Acil kullanım onayı kesin bir ruhsatlandırma değildir. Ülkelerin ilaç otoriteleri hızla yapılan
değerlendirmelerle acil ya da koşullu kullanım onayı vermektedirler. Acil kullanım onayı, acil
koşullar süresince geçerli geçici bir kullanım onayıdır. Acil koşulların sonlandığının ilan
edilmesiyle kullanım izni de biter. Türkiye’de de 18 Aralık 2020 tarihli Resmî Gazete ’de TİTCK
tarafından duyurulan bir yönetmelik değişikliği ile acil kullanım onayı (AKO) verilmesi ile ilgili
koşullar açıklanmıştır. “Veriler sağlanıncaya kadar” koşuluyla alınan onay, aşı geliştiren
kuruluşların gerekli verileri elde etmek için çalışmaya devam etmesini öngörmektedir. AKO için
asgari hangi verilerin gerektiği ve değerlendirme ölçütleri ayrıca bir kılavuz ile açıklanmalıdır. Aksi takdirde erken geliştirme aşamasında yetersiz ve eksik veriyle başvuran aşıların da kullanıma girmesi gibi kabul edilemez durumlarla karşılaşılabilir. Araştırmaların bu onaylardan sonra da devam etmesi, aşıların yeni veriler elde edildikçe kullanım koşullarının güncellenmesi ve ruhsatın nihai duruma göre hazırlanması gerekir. Türkiye’de AKO verilip toplumsal aşılama başladığında o güne kadar yapılmış tüm faz 3 çalışmaların ayrıntılı etkinlik ve güvenlilik analizleri kamuoyu ile paylaşılmalıdır.

"Savunmasız toplum kesimleri öncelikli programa alınmalı"

Aşıya erişim koşulları ve aşılama takvimi şeffaf biçimde açıklanmalıdır.
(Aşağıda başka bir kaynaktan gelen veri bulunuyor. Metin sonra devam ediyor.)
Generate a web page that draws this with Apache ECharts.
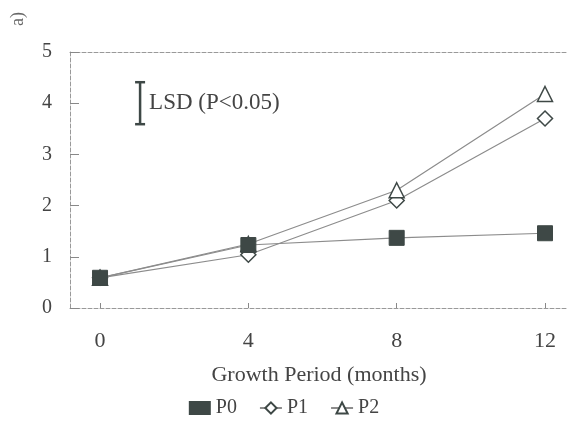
<!DOCTYPE html>
<html>
<head>
<meta charset="utf-8">
<script src="https://cdn.jsdelivr.net/npm/echarts@6/dist/echarts.min.js"></script>
<style>
  html, body { margin: 0; padding: 0; background: #fff; }
  #chart { width: 568px; height: 433px; }
</style>
</head>
<body>
<div id="chart"></div>
<script>
// growth period (months)
var months = [0, 4, 8, 12];
var p0 = [0.59, 1.23, 1.37, 1.46];
var p1 = [0.59, 1.04, 2.10, 3.70];
var p2 = [0.59, 1.25, 2.30, 4.18];
var xTicks = [0, 4, 8, 12];
var yTicks = [0, 1, 2, 3, 4, 5];
// LSD bar: [x position, low, high]
var lsd = [[1.08, 3.59, 4.41]];

var ink = '#3e4846';
var lineGray = '#8c8c8c';
var font = 'Liberation Serif';

function pairs(ys) {
  return months.map(function (m, i) { return [m, ys[i]]; });
}

var chart = echarts.init(document.getElementById('chart'));
var option = {
  animation: false,
  backgroundColor: '#fff',
  textStyle: { fontFamily: font, color: '#444' },
  grid: { left: 70, right: 0, top: 52, bottom: 125 },
  legend: {
    bottom: 10,
    left: 'center',
    itemGap: 22,
    itemWidth: 22,
    itemHeight: 14,
    textStyle: { fontFamily: font, fontSize: 20, color: '#444' },
    data: [{ name: 'P0', icon: 'rect' }, 'P1', 'P2']
  },
  graphic: [{
    type: 'text',
    left: 9,
    top: 12,
    rotation: Math.PI / 2,
    style: { text: 'a)', font: '18px ' + font, fill: '#666' }
  }],
  xAxis: [{
    type: 'value',
    min: -0.81,
    max: 12.62,
    name: 'Growth Period (months)',
    nameLocation: 'middle',
    nameGap: 56,
    nameTextStyle: { fontFamily: font, fontSize: 22, color: '#444' },
    axisLine: { show: true, onZero: false, lineStyle: { color: '#999', type: 'dashed', width: 1 } },
    axisTick: { show: true, inside: true, length: 5, customValues: xTicks, lineStyle: { color: '#888' } },
    axisLabel: { customValues: xTicks, margin: 22, fontFamily: font, fontSize: 22, color: '#444' },
    splitLine: { show: false }
  }, {
    type: 'value',
    position: 'top',
    min: -0.81,
    max: 12.62,
    axisLine: { show: true, onZero: false, lineStyle: { color: '#999', type: 'dashed', width: 1 } },
    axisTick: { show: false },
    axisLabel: { show: false },
    splitLine: { show: false }
  }],
  yAxis: {
    type: 'value',
    min: 0,
    max: 5,
    interval: 1,
    axisLine: { show: true, onZero: false, lineStyle: { color: '#999', type: 'dashed', width: 1 } },
    axisTick: { show: true, inside: true, length: 9, customValues: yTicks, lineStyle: { color: '#888' } },
    axisLabel: { customValues: yTicks, margin: 18, fontFamily: font, fontSize: 20, color: '#444' },
    splitLine: { show: false }
  },
  series: [{
    name: 'P0',
    type: 'line',
    data: pairs(p0),
    symbol: 'rect',
    symbolSize: 15,
    itemStyle: { color: ink, borderColor: ink },
    lineStyle: { color: lineGray, width: 1.2 },
    z: 6
  }, {
    name: 'P1',
    type: 'line',
    data: pairs(p1),
    symbol: 'diamond',
    symbolSize: 15,
    itemStyle: { color: '#fff', borderColor: ink, borderWidth: 1.5 },
    lineStyle: { color: lineGray, width: 1.2 },
    z: 4
  }, {
    name: 'P2',
    type: 'line',
    data: pairs(p2),
    symbol: 'triangle',
    symbolSize: 15,
    itemStyle: { color: '#fff', borderColor: ink, borderWidth: 1.5 },
    lineStyle: { color: lineGray, width: 1.2 },
    z: 5
  }, {
    type: 'custom',
    data: lsd,
    silent: true,
    renderItem: function (params, api) {
      var top = api.coord([api.value(0), api.value(2)]);
      var bot = api.coord([api.value(0), api.value(1)]);
      var cap = 5;
      var st = { stroke: ink, lineWidth: 2.5 };
      return {
        type: 'group',
        children: [
          { type: 'line', shape: { x1: top[0], y1: top[1], x2: bot[0], y2: bot[1] }, style: st },
          { type: 'line', shape: { x1: top[0] - cap, y1: top[1], x2: top[0] + cap, y2: top[1] }, style: st },
          { type: 'line', shape: { x1: bot[0] - cap, y1: bot[1], x2: bot[0] + cap, y2: bot[1] }, style: st },
          {
            type: 'text',
            x: top[0] + 9,
            y: (top[1] + bot[1]) / 2,
            style: { text: 'LSD (P<0.05)', font: '23px ' + font, fill: '#444', verticalAlign: 'middle' }
          }
        ]
      };
    }
  }]
};
chart.setOption(option);
</script>
</body>
</html>
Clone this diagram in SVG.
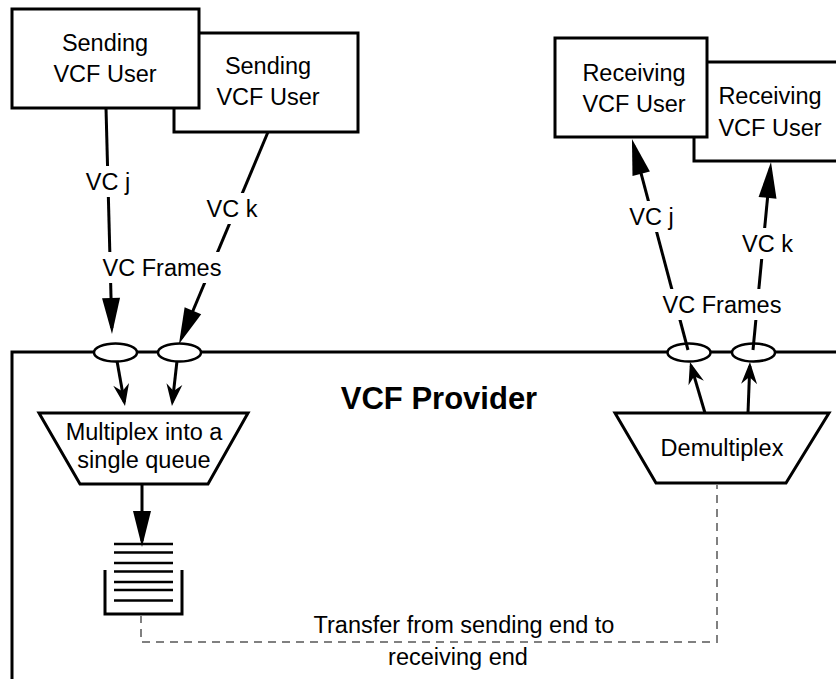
<svg xmlns="http://www.w3.org/2000/svg" width="836" height="679" viewBox="0 0 836 679">
<style>
.box{fill:#fff;stroke:#000;stroke-width:3}
.ln{fill:none;stroke:#000;stroke-width:3}
.port{fill:#fff;stroke:#000;stroke-width:2.5}
.q{stroke:#000;stroke-width:2.5}
.dash{fill:none;stroke:#808080;stroke-width:2;stroke-dasharray:8 6}
.t{font-family:"Liberation Sans",Arial,Helvetica,sans-serif;font-size:23.5px;fill:#000;text-anchor:middle}
.tb{font-family:"Liberation Sans",Arial,Helvetica,sans-serif;font-size:31px;font-weight:bold;fill:#000;text-anchor:middle}
.bg{fill:#fff}
</style>
<defs>
<marker id="big" markerUnits="userSpaceOnUse" orient="auto" overflow="visible" refX="0" refY="0" markerWidth="1" markerHeight="1"><path d="M6,0 L-30,-9 L-30,9 Z" fill="#000"/></marker>
<marker id="small" markerUnits="userSpaceOnUse" orient="auto" overflow="visible" refX="0" refY="0" markerWidth="1" markerHeight="1"><path d="M4,0 L-18,-8 L-11,0 L-18,8 Z" fill="#000"/></marker>
</defs>
<rect width="836" height="679" fill="#fff"/>

<g id="provider">
<path class="ln" d="M12,680 V352 H840"/>
<text class="tb" x="439" y="409">VCF Provider</text>
</g>

<g id="sender2"><rect class="box" x="174" y="33" width="184" height="99"/>
<text class="t" x="268" y="74">Sending</text><text class="t" x="268" y="105">VCF User</text></g>
<g id="sender1"><rect class="box" x="12" y="9" width="187" height="99"/>
<text class="t" x="105" y="51">Sending</text><text class="t" x="105" y="82">VCF User</text></g>

<g id="receiver2"><rect class="box" x="694" y="62" width="160" height="99"/>
<text class="t" x="770" y="104">Receiving</text><text class="t" x="770" y="136">VCF User</text></g>
<g id="receiver1"><rect class="box" x="555" y="38" width="152" height="99"/>
<text class="t" x="634" y="81">Receiving</text><text class="t" x="634" y="112">VCF User</text></g>

<g id="port-s1"><ellipse class="port" cx="115.5" cy="352.5" rx="21.5" ry="9"/></g>
<g id="port-s2"><ellipse class="port" cx="179.5" cy="352.5" rx="21.5" ry="9"/></g>
<g id="port-r1"><ellipse class="port" cx="689" cy="352.5" rx="21.5" ry="9"/></g>
<g id="port-r2"><ellipse class="port" cx="753.5" cy="352.5" rx="21.5" ry="9"/></g>

<g id="multiplex"><path class="box" d="M39,413 H248 L208,484 H80 Z"/>
<text class="t" x="144" y="440">Multiplex into a</text><text class="t" x="144" y="468">single queue</text></g>

<g id="demultiplex"><path class="box" d="M615,413 H829 L786,483 H656 Z"/>
<text class="t" x="722" y="456">Demultiplex</text></g>

<g id="queue">
<path class="ln" d="M105,570 V614 H182 V570"/>
<line class="q" x1="114" y1="544" x2="173" y2="544"/>
<line class="q" x1="114" y1="552.5" x2="173" y2="552.5"/>
<line class="q" x1="114" y1="563" x2="173" y2="563"/>
<line class="q" x1="114" y1="571.5" x2="173" y2="571.5"/>
<line class="q" x1="114" y1="582" x2="173" y2="582"/>
<line class="q" x1="114" y1="590" x2="173" y2="590"/>
<line class="q" x1="114" y1="600.5" x2="173" y2="600.5"/>
</g>

<g id="connectors">
<line class="ln" x1="106" y1="108" x2="111.84" y2="328" marker-end="url(#big)"/>
<line class="ln" x1="268" y1="132" x2="181.3" y2="338.5" marker-end="url(#big)"/>
<line class="ln" x1="142" y1="484" x2="142" y2="541" marker-end="url(#big)"/>
<line class="ln" x1="688" y1="350" x2="633.5" y2="144.8" marker-end="url(#big)"/>
<line class="ln" x1="753" y1="350" x2="770.4" y2="168" marker-end="url(#big)"/>
<line class="ln" x1="117" y1="361" x2="124.3" y2="402.1" marker-end="url(#small)"/>
<line class="ln" x1="177" y1="361" x2="172.4" y2="402" marker-end="url(#small)"/>
<line class="ln" x1="705" y1="413" x2="691.1" y2="365.8" marker-end="url(#small)"/>
<line class="ln" x1="748" y1="413" x2="749.8" y2="366" marker-end="url(#small)"/>
<path class="dash" d="M141,615 V642 H717 V485"/>
<rect class="bg" x="85" y="166" width="46" height="31"/>
<text class="t" x="108" y="190">VC j</text>
<rect class="bg" x="206" y="193" width="52" height="31"/>
<text class="t" x="232" y="217">VC k</text>
<rect class="bg" x="103" y="252" width="118" height="31"/>
<text class="t" x="162" y="276">VC Frames</text>
<rect class="bg" x="628.5" y="201" width="46" height="31"/>
<text class="t" x="651.5" y="225">VC j</text>
<rect class="bg" x="741.5" y="228" width="52" height="31"/>
<text class="t" x="767.5" y="252">VC k</text>
<rect class="bg" x="663" y="289" width="118" height="31"/>
<text class="t" x="722" y="313">VC Frames</text>
<text class="t" x="464" y="633">Transfer from sending end to</text>
<text class="t" x="458" y="665">receiving end</text>
</g>
</svg>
Aşılamada önceliğin
kimlere verileceği hakkaniyet ve fayda göz önüne alınarak belirlenmelidir. Covid-19 hastalarıyla
doğrudan uğraşan sağlık personelinin ve virüsle bulaşık ortamlarda çalışan temizlik vb.
personelinin ilk olarak aşılanması gerekir. Aşılanma programı yapılırken hastalığa yakalanma, ağır geçirme ve ölüm riskleri bir arada değerlendirilmelidir. Sosyo-ekonomik eşitsizliklerin savunmasız hale getirdiği toplum kesimleri de öncelikli olarak programa alınmalıdır. Öncelikli gruplar dışındaki kişilere ayrıcalıklı uygulamalar yapılması salgının yayılmasına hizmet edecek,
kampanyanın etkinliğini baltalayacak ve toplum vicdanını yaralayacaktır. Bilimsel
değerlendirmelerin politik alana çekilmesi de aşılamaya karşı şüphe oluşturarak aşı karşıtlığını
besleyebilir, çalışmaları başarısızlığa uğratabilir.

Türkiye’de yeni aşı geliştirme çalışmaları ve yerli aşıların klinik öncesi deneyleri ile faz
araştırmaları, ülkemizin de üyesi olduğu uluslararası kuruluşların öngördüğü standartlarda, ciddi bilimsel değerlendirmelere dayanarak desteklenmelidir. Yeterli sayıda ithal aşının toplumda yaygın uygulanması zaman alacaktır. Ayrıca aşıların bulaşıcılık ve kalıcı bağışıklık özellikleri henüz bilinmemektedir. Bunların öğrenilmesi de zaman alacak, bağışıklığın sürekli olmadığı anlaşılırsa aşıların tekrarı da gerekecektir. Bu süreç içerisinde yerli aşı geliştirme ve faz 3 denemeler tamamlanabilirse COVID 19 salgınıyla mücadelenin ötesinde Türkiye’de temel bilim ve aşı uygulamaları açısından uzun vadeli bir kazanım elde edilmiş olacaktır.

Aşılar aracılığıyla toplumun büyük bir kısmında COVID 19'a karşı bağışıklık kazanılmasını
sağlamak salgının kontrolünde anahtar rol oynayacaktır. Ancak bu süreç başarıyla tamamlanana kadar aşı olanlar da dahil tüm vatandaşların maske, mesafe ve temizlik önlemlerine devam etmesi; yöneticilerin de uzmanlara danışarak gerekli önlemleri alması hayati öneme sahiptir.